Rabat – Morocco is set to represent Africa at the UN Committee on Economic, Social, and Cultural Rights for a period of four years, from 2021 to 2024.
The UN Economic and Social Council elected the Moroccan candidate, Mohammed Amarti, on Monday, September 14. He was elected alongside Egypt’s Mahmoud Ezzeldin to represent Africa within the international body.
Morocco and Egypt will join Mauritius and Nigeria to form the African group of the UN committee. South Africa and Burkina Faso were also running for a seat on the committee, but did not get enough votes.
The UN’s Committee on Economic, Social, and Cultural Rights includes 18 independent experts—four from Africa, four from Asia, four from Latin America and the Carribean, three from Eastern Europe, and three from Western Europe and other states.
The committee’s main mission is to monitor the implementation of the International Covenant on Economic, Social, and Cultural Rights. The multilateral treaty, signed in 1966, aims to preserve labor, health, and education rights, as well as the right to adequate living standards in non-self-governing territories.
Read also: Morocco Elected Member of the UN Committee on the Rights of the Child
Who is Mohammed Amarti?
Amarti is a university professor with over three decades of teaching experience. He teaches at the Faculty of Judicial, Economic, and Social Sciences of the Mohammed I University in Oujda. His areas of expertise and research interests mainly include international law, as well as human, migrant, and refugee rights.

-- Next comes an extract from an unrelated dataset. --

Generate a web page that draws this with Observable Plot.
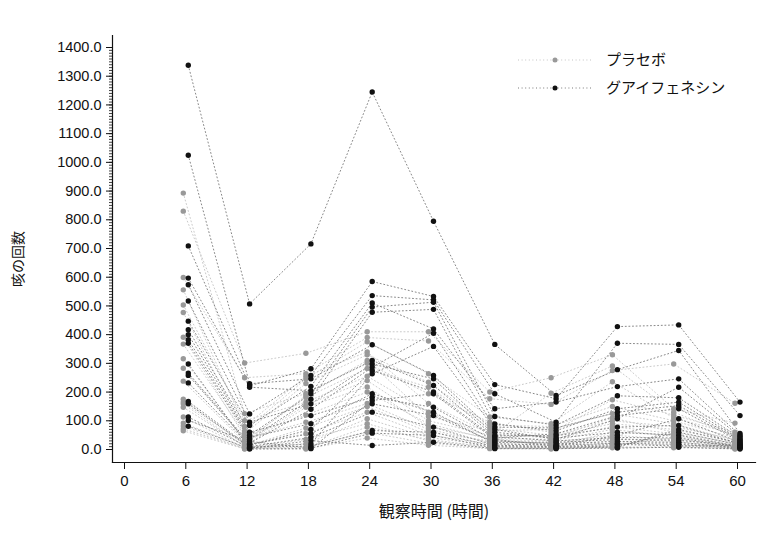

Amarti is also a member of Morocco’s National Human Rights Council (CNDH) and presides over the council’s regional committee in the Oriental region.
Between 2011 and 2018, the Moroccan professor worked as director of the Studies and Research Laboratory on Human Rights (LERDHOM). He is also a regular research contributor to several institutions in Morocco and abroad.
Besides his academic career, Amarti offers free orientation and counseling to migrants and refugees in Morocco. He also founded two NGOs, in Oujda and Rabat, seeking to provide support for migrants and refugees.